Por que este ataque histérico?

Duas situações motivaram-me esta breve reflexão. Pedro Bial – sempre ele –, ao dirigir-se ao único negro selecionado para o lastimável BBB indagou: “Racismo é acusação grave, você acha mesmo que sofreu preconceito?”. As palavras não foram exatamente essas. Mas após uma série de “indicações”, por parte do participante eliminado, de que era, ali dentro, tratado com desigualdade, o tom do apresentador foi de “está exagerando, está se autovitimizando”, e, no limite, um julgamento de que aquela seria uma forma de autopromoção. Um nojo.

Outra. No blog da deputada federal Manuela D’Ávila, quando ela fala do machismo embutido na “análise” de FHC acerca da candidatura de Dilma Rousseff, comentários de leitores marcam a posição de que “não, não é preconceito, veja bem, é política”.

A política mal-feita apropria-se sim do machismo para desqualificar uma candidata mulher.

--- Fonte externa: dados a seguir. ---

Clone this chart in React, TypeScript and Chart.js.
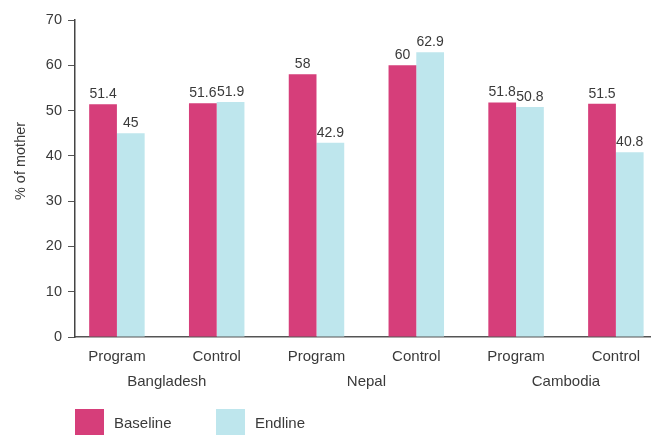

É sutil, às vezes, mas espera-se que quem tem antena ligada perceba com mais facilidade e menos máscara. Não precisa ser tão atento assim pra perceber que o tratamento dispensado a Dilma é diferente do dispensado a Serra. Não por política. Não só por manutenção ou não do projeto representado por Lula. Mas porque, às mulheres, é dispensada uma forma particular de desqualificação. E isso é SIM machismo. Ofendam-se ou não.

Já viram “O Diabo Veste Prada”? A garota diz: “Dizem que ela é um monstro; mas se fosse um homem, diriam que ele só está cumprindo seu papel”.

Daí vem o discurso... “estão se autovitimizando”... “estão, de maneira oportunista, aproveitando-se da situação”. Como se as pessoas gostassem de se “autovitimizar”! Como se fosse agradável, confortável, ser vítima! Como se o natural fosse exatamente aceitar o papel de vítima que séculos de exploração sustentam! Dirão: sim, afinal, as vítimas conquistam a misericórdia das pessoas...

Nós não queremos misericórdia. Queremos igualdade. Nem mais, nem menos.